An attempt to address social segregation issues raised by neighborhood units, it’s principal aim was to mix and integrate different groups of immigrant households through the spatial mixing of tenures. However, its failure is an example of the issues raised with using neighborhoods as the basis for public housing projects – Rinkeby is isolated and cut off from other neighborhoods, an island of crime and breeze-block flats.

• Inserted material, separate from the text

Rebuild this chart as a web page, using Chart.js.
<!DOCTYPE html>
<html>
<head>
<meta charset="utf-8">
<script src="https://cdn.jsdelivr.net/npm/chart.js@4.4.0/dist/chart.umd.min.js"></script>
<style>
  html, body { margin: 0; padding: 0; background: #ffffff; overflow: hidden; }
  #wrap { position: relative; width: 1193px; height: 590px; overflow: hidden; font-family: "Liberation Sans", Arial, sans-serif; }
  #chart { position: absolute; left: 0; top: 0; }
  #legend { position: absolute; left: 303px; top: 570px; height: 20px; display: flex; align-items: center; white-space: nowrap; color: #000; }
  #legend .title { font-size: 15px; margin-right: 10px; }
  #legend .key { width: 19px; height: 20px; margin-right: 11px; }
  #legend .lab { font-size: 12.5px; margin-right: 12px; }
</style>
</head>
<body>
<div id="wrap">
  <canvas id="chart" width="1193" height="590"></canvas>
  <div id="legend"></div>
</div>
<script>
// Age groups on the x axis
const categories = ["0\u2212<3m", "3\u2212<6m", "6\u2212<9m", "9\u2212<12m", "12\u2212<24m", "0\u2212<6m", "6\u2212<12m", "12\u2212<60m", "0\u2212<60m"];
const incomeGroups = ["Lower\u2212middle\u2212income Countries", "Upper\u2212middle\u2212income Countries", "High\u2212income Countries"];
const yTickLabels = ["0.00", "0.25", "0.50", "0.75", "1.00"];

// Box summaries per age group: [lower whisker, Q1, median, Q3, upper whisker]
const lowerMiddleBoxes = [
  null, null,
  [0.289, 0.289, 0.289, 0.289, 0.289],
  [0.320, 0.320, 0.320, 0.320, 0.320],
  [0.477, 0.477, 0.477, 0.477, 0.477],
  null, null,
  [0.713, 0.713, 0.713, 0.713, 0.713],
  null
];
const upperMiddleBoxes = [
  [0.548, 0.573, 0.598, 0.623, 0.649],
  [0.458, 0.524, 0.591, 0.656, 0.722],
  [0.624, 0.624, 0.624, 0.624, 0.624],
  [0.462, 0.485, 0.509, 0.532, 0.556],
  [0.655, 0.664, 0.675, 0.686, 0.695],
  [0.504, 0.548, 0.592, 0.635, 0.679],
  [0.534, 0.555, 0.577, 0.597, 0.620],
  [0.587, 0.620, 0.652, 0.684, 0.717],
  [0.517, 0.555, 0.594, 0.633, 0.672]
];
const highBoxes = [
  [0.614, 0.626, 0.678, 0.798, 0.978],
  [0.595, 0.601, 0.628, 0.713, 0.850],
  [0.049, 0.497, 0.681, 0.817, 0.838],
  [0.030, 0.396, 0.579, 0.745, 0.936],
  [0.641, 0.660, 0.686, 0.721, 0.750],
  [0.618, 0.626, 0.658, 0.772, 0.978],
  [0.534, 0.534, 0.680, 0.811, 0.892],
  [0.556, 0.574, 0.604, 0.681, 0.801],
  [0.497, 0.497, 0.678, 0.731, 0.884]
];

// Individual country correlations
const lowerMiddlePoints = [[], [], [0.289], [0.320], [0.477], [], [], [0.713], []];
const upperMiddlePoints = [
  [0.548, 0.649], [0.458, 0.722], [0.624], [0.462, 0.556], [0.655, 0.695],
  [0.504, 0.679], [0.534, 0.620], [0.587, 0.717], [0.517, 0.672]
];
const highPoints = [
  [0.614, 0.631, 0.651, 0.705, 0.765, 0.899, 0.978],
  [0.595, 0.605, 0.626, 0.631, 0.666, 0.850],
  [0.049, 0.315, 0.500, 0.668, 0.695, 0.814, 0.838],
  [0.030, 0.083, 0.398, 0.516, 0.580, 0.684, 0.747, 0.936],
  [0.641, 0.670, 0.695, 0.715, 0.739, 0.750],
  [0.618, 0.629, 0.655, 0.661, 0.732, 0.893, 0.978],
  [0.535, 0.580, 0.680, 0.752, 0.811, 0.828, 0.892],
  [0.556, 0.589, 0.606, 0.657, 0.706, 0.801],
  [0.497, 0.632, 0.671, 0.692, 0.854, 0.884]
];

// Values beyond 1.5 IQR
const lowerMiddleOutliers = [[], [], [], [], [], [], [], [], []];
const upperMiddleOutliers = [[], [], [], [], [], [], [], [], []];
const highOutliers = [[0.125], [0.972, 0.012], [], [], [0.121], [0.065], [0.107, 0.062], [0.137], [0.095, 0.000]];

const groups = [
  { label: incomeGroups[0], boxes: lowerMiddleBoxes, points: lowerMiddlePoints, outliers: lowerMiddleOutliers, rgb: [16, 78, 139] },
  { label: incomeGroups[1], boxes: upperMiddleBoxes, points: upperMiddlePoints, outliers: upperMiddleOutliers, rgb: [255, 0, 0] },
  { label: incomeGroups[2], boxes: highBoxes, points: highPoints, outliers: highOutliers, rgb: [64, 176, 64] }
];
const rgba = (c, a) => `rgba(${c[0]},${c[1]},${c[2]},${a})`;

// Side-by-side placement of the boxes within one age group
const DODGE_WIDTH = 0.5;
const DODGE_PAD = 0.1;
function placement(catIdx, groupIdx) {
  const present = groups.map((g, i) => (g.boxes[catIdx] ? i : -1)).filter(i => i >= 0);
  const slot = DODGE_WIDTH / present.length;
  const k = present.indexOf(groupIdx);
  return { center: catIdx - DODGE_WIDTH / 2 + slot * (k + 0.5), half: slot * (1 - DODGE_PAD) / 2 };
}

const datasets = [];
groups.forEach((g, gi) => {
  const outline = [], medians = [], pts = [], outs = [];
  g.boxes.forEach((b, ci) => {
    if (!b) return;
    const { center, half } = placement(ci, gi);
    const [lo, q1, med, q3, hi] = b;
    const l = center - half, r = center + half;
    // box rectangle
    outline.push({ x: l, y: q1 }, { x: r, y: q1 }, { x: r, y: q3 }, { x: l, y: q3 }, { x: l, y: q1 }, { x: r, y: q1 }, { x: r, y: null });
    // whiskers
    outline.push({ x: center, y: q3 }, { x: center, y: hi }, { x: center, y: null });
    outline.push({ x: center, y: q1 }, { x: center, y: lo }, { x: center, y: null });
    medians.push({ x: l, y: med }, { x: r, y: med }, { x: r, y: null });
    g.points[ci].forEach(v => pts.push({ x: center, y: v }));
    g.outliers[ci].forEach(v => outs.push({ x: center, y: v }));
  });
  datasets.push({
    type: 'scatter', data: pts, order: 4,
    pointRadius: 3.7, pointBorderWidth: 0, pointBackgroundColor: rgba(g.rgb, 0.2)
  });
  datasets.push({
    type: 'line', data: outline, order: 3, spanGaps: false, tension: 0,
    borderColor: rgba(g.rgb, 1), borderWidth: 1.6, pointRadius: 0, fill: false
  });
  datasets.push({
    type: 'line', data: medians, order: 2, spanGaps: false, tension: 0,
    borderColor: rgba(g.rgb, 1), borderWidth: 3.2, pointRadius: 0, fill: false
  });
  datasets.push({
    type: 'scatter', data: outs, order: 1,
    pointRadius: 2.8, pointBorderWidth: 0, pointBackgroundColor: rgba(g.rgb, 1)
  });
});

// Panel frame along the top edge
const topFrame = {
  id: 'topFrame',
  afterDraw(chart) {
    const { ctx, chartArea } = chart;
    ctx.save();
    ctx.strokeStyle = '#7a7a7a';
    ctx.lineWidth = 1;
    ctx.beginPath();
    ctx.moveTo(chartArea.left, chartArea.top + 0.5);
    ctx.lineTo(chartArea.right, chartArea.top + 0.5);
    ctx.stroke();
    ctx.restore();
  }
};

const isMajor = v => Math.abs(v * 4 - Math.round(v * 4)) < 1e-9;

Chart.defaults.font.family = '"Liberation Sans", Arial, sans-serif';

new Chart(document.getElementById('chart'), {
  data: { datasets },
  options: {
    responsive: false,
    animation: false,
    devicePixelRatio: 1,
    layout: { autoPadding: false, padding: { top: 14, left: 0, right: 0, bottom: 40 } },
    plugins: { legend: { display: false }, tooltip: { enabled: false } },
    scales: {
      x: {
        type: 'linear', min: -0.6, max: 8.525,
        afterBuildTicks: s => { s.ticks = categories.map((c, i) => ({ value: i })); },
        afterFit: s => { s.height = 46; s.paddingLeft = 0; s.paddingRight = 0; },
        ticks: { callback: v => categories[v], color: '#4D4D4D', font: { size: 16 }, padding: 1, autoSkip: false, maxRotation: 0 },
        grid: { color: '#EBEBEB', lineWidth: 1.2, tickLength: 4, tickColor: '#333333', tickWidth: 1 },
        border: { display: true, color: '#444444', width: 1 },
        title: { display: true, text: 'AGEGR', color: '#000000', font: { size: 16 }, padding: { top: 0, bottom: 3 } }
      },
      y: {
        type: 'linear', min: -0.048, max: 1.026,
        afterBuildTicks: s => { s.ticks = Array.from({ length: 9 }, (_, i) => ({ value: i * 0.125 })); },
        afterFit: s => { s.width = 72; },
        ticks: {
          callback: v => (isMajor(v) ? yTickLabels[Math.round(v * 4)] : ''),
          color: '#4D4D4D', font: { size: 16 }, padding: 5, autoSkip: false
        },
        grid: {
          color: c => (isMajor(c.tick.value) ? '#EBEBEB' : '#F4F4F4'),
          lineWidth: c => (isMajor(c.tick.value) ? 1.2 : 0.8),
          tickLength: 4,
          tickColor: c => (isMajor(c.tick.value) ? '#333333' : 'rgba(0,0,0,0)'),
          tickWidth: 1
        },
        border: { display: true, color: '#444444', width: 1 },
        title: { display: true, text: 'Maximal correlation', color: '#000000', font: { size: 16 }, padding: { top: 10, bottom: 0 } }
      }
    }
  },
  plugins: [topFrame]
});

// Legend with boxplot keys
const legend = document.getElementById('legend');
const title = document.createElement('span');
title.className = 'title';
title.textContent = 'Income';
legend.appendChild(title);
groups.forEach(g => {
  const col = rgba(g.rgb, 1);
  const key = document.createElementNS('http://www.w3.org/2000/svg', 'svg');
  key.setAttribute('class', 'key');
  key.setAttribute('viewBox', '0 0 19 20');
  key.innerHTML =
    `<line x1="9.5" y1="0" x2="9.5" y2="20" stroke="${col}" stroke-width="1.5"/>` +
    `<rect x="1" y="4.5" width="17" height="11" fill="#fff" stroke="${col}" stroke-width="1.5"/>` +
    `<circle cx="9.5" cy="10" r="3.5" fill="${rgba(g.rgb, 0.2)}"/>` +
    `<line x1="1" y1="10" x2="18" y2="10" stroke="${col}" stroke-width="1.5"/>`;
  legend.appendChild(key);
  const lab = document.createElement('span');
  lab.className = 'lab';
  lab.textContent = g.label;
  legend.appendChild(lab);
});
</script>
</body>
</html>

Caoyang New Village, Shanghai

Located in the Putuo District of Shanghai, Caoyang New Village was established in 1951 as one of China’s first implementations of the neighborhood unit. It grew out of increased demand for improved homes for the working and lower class— which was a principal concern of the Communist government at the time. Unlike most neighborhoods that tend to target the upper/middle class, the Caoyang New village was designed to house lower class citizens. However, it still paid close attention to its design and incorporated schools, social facilities, and vegetated areas into its plan. Unfortunately in the years following, new additions to Caoyang New Village were done hastily and were poorly constructed which ultimately resulted in many of the buildings needing to be taken down. What resulted from this was an assortment of buildings with varying sizes and construction styles— many of which are unable to be remodeled after it was named a heritage site in 2017. This currently remains one of the neighborhood’s biggest challenges as it is effectively frozen in time inside the rapidly modernizing city of Shanghai.

Greendale, WI

Greendale, Wisconsin was built as part of FDR’s “Greenbelt” project in the 1930s. It was built as a suburb of Milwaukee, for the purpose of housing its residents and to create construction jobs in the Great Depression. They built it on farmland, and preserved part of it as an actual “greenbelt” separating the community from downtown Milwaukee, partly so that residents would shop in their own community rather than walk to Milwaukee proper. Most of the units were single-family homes with 2-3 bedrooms and a garden space. The original plan wanted to build and sell 3,000 units, but by 1939, they only had 572 units. This meant that each unit was priced higher than originally planned for. Because of these high prices, and the fact that planners did not sell to Black people or families where both spouses worked, the population was very homogeneous, and definitely not lower-class. We can see how it adheres to Perry’s original plans, with each small subdivision of the neighborhood centered at least in part on an important building, like schools.

Hell’s Kitchen, Manhattan (New York)

Hell’s Kitchen is located on the west side of Manhattan. In the early 20th century, the area was run by local Irish gangs, populating the area with working-class Irish Americans. In the late 20th century, widespread gentrification changed the demographics of the neighborhood and ended the gang control. Currently, the area is home to a large portion of New York’s entertainment industry (i.e. CBS, The Daily Show, etc.). The streets are lined with trees, though the neighborhood does not have many parks. Part of the neighborhood is included in the Hudson Yards Master Plan, another instance of gentrification, which introduced more residential skyscrapers and renovations existing buildings and public transport sites.